### Data section
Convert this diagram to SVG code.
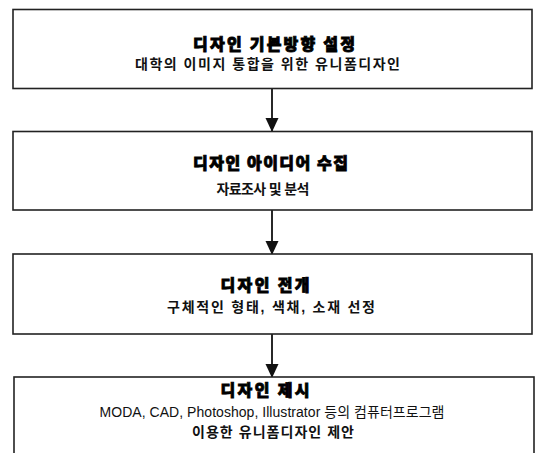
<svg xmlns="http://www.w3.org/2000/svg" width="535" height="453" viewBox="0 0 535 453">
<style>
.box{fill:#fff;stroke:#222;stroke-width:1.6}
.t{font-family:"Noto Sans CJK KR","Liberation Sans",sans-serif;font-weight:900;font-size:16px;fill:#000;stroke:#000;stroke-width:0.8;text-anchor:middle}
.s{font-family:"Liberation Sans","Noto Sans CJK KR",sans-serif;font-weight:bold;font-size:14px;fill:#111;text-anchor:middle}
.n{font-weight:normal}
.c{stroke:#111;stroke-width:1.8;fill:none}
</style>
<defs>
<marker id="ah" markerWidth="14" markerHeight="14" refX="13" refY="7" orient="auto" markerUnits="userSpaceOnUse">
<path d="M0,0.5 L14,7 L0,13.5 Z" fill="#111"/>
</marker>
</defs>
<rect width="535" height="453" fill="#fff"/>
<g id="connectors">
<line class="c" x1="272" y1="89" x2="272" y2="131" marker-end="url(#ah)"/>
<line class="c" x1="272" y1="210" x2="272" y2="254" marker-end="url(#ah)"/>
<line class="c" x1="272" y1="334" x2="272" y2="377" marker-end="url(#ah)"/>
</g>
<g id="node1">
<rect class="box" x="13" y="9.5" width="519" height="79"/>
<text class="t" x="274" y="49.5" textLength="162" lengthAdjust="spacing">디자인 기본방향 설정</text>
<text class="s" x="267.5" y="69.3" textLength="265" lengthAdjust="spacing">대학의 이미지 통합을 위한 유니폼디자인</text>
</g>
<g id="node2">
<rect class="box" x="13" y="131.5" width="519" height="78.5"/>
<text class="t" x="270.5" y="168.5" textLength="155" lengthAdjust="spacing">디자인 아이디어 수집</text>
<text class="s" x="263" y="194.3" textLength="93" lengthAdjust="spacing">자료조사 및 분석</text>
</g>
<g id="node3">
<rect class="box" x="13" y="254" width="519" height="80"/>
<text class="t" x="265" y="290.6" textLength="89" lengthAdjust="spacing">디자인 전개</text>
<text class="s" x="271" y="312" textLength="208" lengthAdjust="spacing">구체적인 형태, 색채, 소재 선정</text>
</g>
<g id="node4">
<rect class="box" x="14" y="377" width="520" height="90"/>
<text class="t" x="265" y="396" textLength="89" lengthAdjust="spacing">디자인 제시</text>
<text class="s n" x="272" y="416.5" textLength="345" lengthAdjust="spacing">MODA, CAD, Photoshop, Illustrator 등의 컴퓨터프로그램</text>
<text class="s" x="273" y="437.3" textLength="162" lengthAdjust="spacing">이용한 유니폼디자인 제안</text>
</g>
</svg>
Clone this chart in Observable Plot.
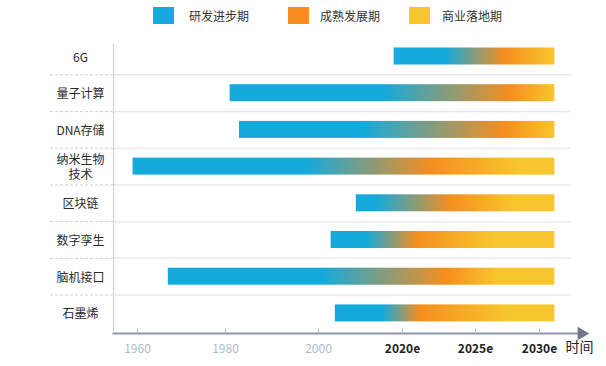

### Prompt
Reply with nothing but the number of lines in the data above that contain "this".

### Answer in full
2